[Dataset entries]
##########

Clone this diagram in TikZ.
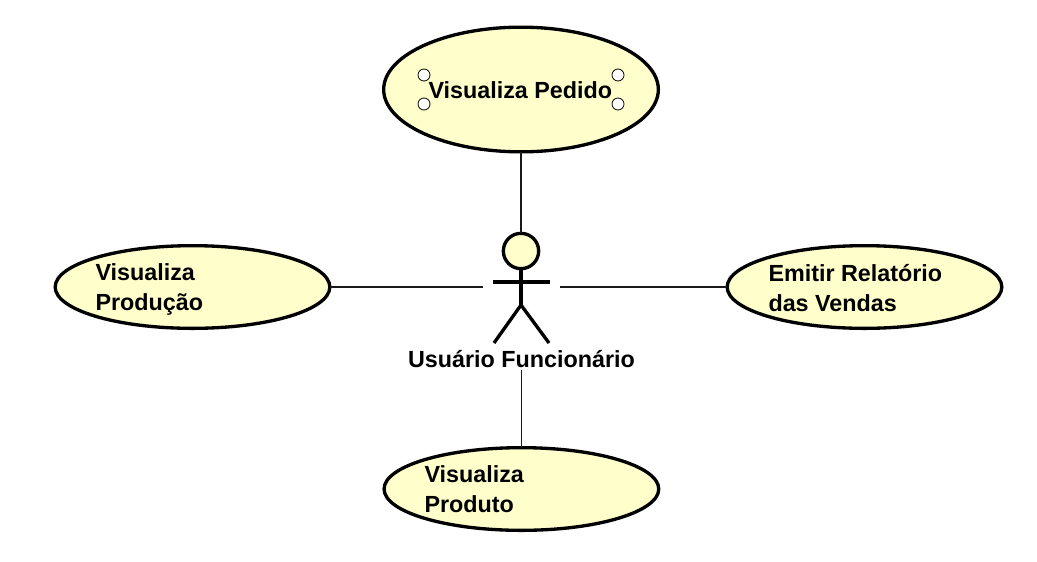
\documentclass[tikz,border=0pt]{standalone}
\usepackage{fontspec}
\setmainfont{Liberation Sans}
\usetikzlibrary{shapes.geometric}
\definecolor{ucfill}{RGB}{255,255,204}
\tikzset{
  px/.style={x=0.75pt,y=-0.75pt},
  usecase/.style={ellipse,draw=black,fill=ucfill,line width=2.5pt,minimum width=206pt,minimum height=#1,inner sep=0pt,outer sep=0pt},
  uclabel/.style={font=\bfseries\fontsize{17.5}{22.5}\selectfont,text=black,align=left,inner sep=0pt,outer sep=0pt,anchor=west},
  link/.style={line width=1.1pt,draw=black!90},
  limb/.style={line width=2.5pt,draw=black},
  grip/.style={circle,draw=black,fill=white,line width=0.6pt,minimum size=9pt,inner sep=0pt},
}
\begin{document}
\begin{tikzpicture}[px]
\useasboundingbox (0,0) rectangle (1037,561);
\node[usecase=93.5pt] (top) at (521,89.5) {};
\node[usecase=62pt] (left) at (192.5,287) {};
\node[usecase=62pt] (right) at (864.5,287) {};
\node[usecase=62pt] (bottom) at (521.4,489) {};
\node[uclabel] (toplabel) at (428.5,90) {Visualiza Pedido};
\node[uclabel] (leftlabel) at (95.5,289.5) {Visualiza\\Produção};
\node[uclabel] (rightlabel) at (768.5,288.5) {Emitir Relatório\\das Vendas};
\node[uclabel] (bottomlabel) at (424.5,489.2) {Visualiza\\Produto};
\node[grip] (g1) at (424,75) {};
\node[grip] (g2) at (618,75) {};
\node[grip] (g3) at (424,104) {};
\node[grip] (g4) at (618,104) {};
\node[circle,draw=black,fill=ucfill,line width=2.5pt,minimum size=26.5pt,inner sep=0pt,outer sep=0pt] (head) at (521,251) {};
\coordinate (armL) at (493,282);
\coordinate (armR) at (550,282);
\coordinate (hip) at (521,305);
\coordinate (footL) at (494,343);
\coordinate (footR) at (549,343);
\coordinate (actorL) at (483,287);
\coordinate (actorR) at (560,287);
\coordinate (actorB) at (521.4,370);
\draw[limb] (head.south) -- (hip);
\draw[limb] (armL) -- (armR);
\draw[limb] (footL) -- (hip) -- (footR);
\node[font=\bfseries\fontsize{17.5}{20}\selectfont,inner sep=0pt] (actorlabel) at (521.5,359.5) {Usuário Funcionário};
\draw[link] (top.south) -- (head.north);
\draw[link] (left.east) -- (actorL);
\draw[link] (right.west) -- (actorR);
\draw[link] (bottom.north) -- (actorB);
\end{tikzpicture}
\end{document}
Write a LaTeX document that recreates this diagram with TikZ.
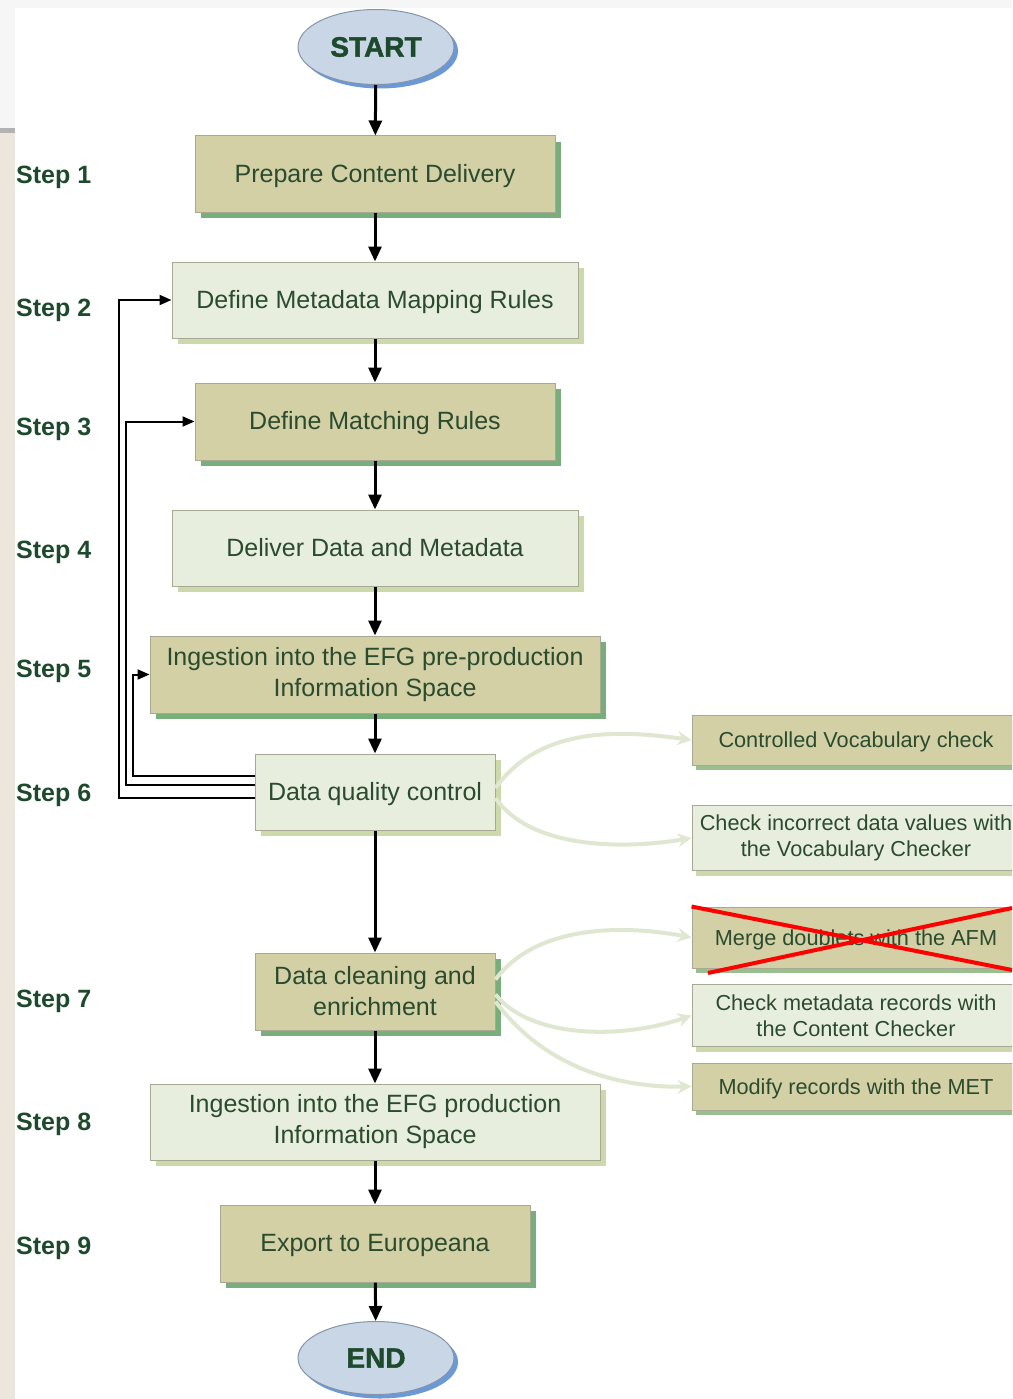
\documentclass[tikz,border=0pt]{standalone}
\usepackage{fontspec}
\setmainfont{Liberation Sans}
\newfontface\blackfont[FakeBold=1.5]{Liberation Sans Bold}
\usetikzlibrary{arrows.meta,shapes.geometric,shadows}
\definecolor{dkfill}{HTML}{D3D0A6}
\definecolor{ltfill}{HTML}{E8EEDD}
\definecolor{dkshadow}{HTML}{78AD7C}
\definecolor{ltshadow}{HTML}{CCD9AB}
\definecolor{boxborder}{HTML}{A8A894}
\definecolor{txtgreen}{HTML}{2B4B2E}
\definecolor{lblgreen}{HTML}{1D4A2C}
\definecolor{ovfill}{HTML}{C8D6E6}
\definecolor{ovborder}{HTML}{8595A8}
\definecolor{ovshadow}{HTML}{6B98D6}
\definecolor{curvecol}{HTML}{E0E7D0}
\definecolor{beige}{HTML}{ECE6DD}
\definecolor{pagegray}{HTML}{F6F6F6}
\begin{document}
\begin{tikzpicture}[x=1pt,y=-1pt,
  box/.style={rectangle, draw=boxborder, line width=1pt, inner sep=0pt, align=center,
    text=txtgreen, font=\fontsize{25}{31}\selectfont},
  oneline/.style={text height=22.2pt, text depth=5.3pt},
  roneline/.style={text height=19.5pt, text depth=4.3pt},
  dkbox/.style={box, fill=dkfill, general shadow={fill=dkshadow, shadow xshift=6pt, shadow yshift=-6pt}},
  ltbox/.style={box, fill=ltfill, general shadow={fill=ltshadow, shadow xshift=6pt, shadow yshift=-6pt}},
  rdk/.style={box, fill=dkfill, minimum width=328pt, font=\fontsize{21.7}{26}\selectfont,
    general shadow={fill=dkshadow!60!ltshadow, shadow xshift=4pt, shadow yshift=-5pt}},
  rlt/.style={box, fill=ltfill, minimum width=328pt, font=\fontsize{21.7}{26}\selectfont,
    general shadow={fill=ltshadow, shadow xshift=4pt, shadow yshift=-5pt}},
  oval/.style={ellipse, draw=ovborder, line width=1pt, fill=ovfill, minimum width=156pt, minimum height=75pt,
    inner sep=0pt, text=lblgreen, font=\fontsize{28}{30}\blackfont,
    general shadow={fill=ovshadow, shadow xshift=4pt, shadow yshift=-4pt}},
  lbl/.style={anchor=west, inner sep=0pt, text=lblgreen, font=\fontsize{25}{30}\selectfont\bfseries},
  mainarrow/.style={line width=3pt, -{Triangle[length=15pt,width=13pt]}},
  fb/.style={line width=2pt, -{Triangle[length=12pt,width=10pt]}},
  cur/.style={line width=4pt, draw=curvecol, -{Stealth[length=14pt,width=14pt,inset=5pt]}},
  cross/.style={line width=4pt, draw=red}
]
\clip (0,0) rectangle (1012,1399);
% background
\fill[white] (0,0) rectangle (1012,1399);
\fill[pagegray] (0,0) rectangle (1012,8);
\fill[pagegray] (0,0) rectangle (15,130);
\fill[beige] (0,130) rectangle (15,1399);
\fill[gray!60] (0,128) rectangle (15,133);

% main nodes
\node[oval] (start) at (376,47) {START};
\node[dkbox, oneline, minimum width=360pt, minimum height=76pt] (s1) at (375,174) {Prepare Content Delivery};
\node[ltbox, oneline, minimum width=406pt, minimum height=76pt] (s2) at (375,300) {Define Metadata Mapping Rules};
\node[dkbox, oneline, minimum width=360pt, minimum height=77pt] (s3) at (375,421.5) {Define Matching Rules};
\node[ltbox, oneline, minimum width=406pt, minimum height=76pt] (s4) at (375,548) {Deliver Data and Metadata};
\node[dkbox, minimum width=450pt, minimum height=77pt] (s5) at (375,674.5) {Ingestion into the EFG pre-production\\Information Space};
\node[ltbox, oneline, minimum width=240pt, minimum height=76pt] (s6) at (375,792) {Data quality control};
\node[dkbox, minimum width=240pt, minimum height=77pt] (s7) at (375,991.5) {Data cleaning and\\enrichment};
\node[ltbox, minimum width=450pt, minimum height=76pt] (s8) at (375,1122) {Ingestion into the EFG production\\Information Space};
\node[dkbox, oneline, minimum width=310pt, minimum height=77pt] (s9) at (375,1243.5) {Export to Europeana};
\node[oval, minimum height=73pt] (end) at (376,1358) {END};

% step labels
\node[lbl] (l1) at (16,177) {Step 1};
\node[lbl] (l2) at (16,310) {Step 2};
\node[lbl] (l3) at (16,429) {Step 3};
\node[lbl] (l4) at (16,552) {Step 4};
\node[lbl] (l5) at (16,671) {Step 5};
\node[lbl] (l6) at (16,795) {Step 6};
\node[lbl] (l7) at (16,1001) {Step 7};
\node[lbl] (l8) at (16,1124) {Step 8};
\node[lbl] (l9) at (16,1248) {Step 9};

% right side nodes
\node[rdk, roneline, minimum height=50pt] (r1) at (856,740) {Controlled Vocabulary check};
\node[rlt, minimum height=65pt] (r2) at (856,838) {Check incorrect data values with\\the Vocabulary Checker};
\node[rdk, roneline, minimum height=61pt] (r3) at (856,937.5) {Merge doublets with the AFM};
\node[rlt, minimum height=62pt] (r4) at (856,1015.5) {Check metadata records with\\the Content Checker};
\node[rdk, roneline, minimum height=47pt] (r5) at (856,1086.5) {Modify records with the MET};

% main arrows
\draw[mainarrow] (start) -- (s1);
\draw[mainarrow] (s1) -- (s2);
\draw[mainarrow] (s2) -- (s3);
\draw[mainarrow] (s3) -- (s4);
\draw[mainarrow] (s4) -- (s5);
\draw[mainarrow] (s5) -- (s6);
\draw[mainarrow] (s6) -- (s7);
\draw[mainarrow] (s7) -- (s8);
\draw[mainarrow] (s8) -- (s9);
\draw[mainarrow] (s9) -- (end);

% feedback arrows
\draw[fb] ([yshift=-6pt]s6.west) -- ++(-136,0) |- (s2.west);
\draw[fb] ([yshift=7pt]s6.west) -- ++(-129,0) |- (s3.west);
\draw[fb] ([yshift=16pt]s6.west) -- ++(-122,0) |- (s5.west);

% curved light arrows
\draw[cur] ([yshift=4pt]s6.east) .. controls (540,726) and (620,730) .. (r1.west);
\draw[cur] ([yshift=-6pt]s6.east) .. controls (530,848) and (620,850) .. (r2.west);
\draw[cur] ([yshift=12pt]s7.east) .. controls (535,926) and (620,924) .. (r3.west);
\draw[cur] ([yshift=-3pt]s7.east) .. controls (530,1038) and (620,1040) .. (r4.west);
\draw[cur] ([yshift=-10pt]s7.east) .. controls (540,1062) and (610,1088) .. (r5.west);

% red cross
\draw[cross] (r3.north west) -- (1012,970);
\draw[cross] (708,973) -- (1012,908);
\end{tikzpicture}
\end{document}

##########

__INSTRUCTION__.
Extract every line of the records above that contains the word "with".

__ANSWER TO THE PROBLEM__.
Write a LaTeX document that recreates this diagram with TikZ.
\node[rlt, minimum height=65pt] (r2) at (856,838) {Check incorrect data values with\\the Vocabulary Checker};
\node[rdk, roneline, minimum height=61pt] (r3) at (856,937.5) {Merge doublets with the AFM};
\node[rlt, minimum height=62pt] (r4) at (856,1015.5) {Check metadata records with\\the Content Checker};
\node[rdk, roneline, minimum height=47pt] (r5) at (856,1086.5) {Modify records with the MET};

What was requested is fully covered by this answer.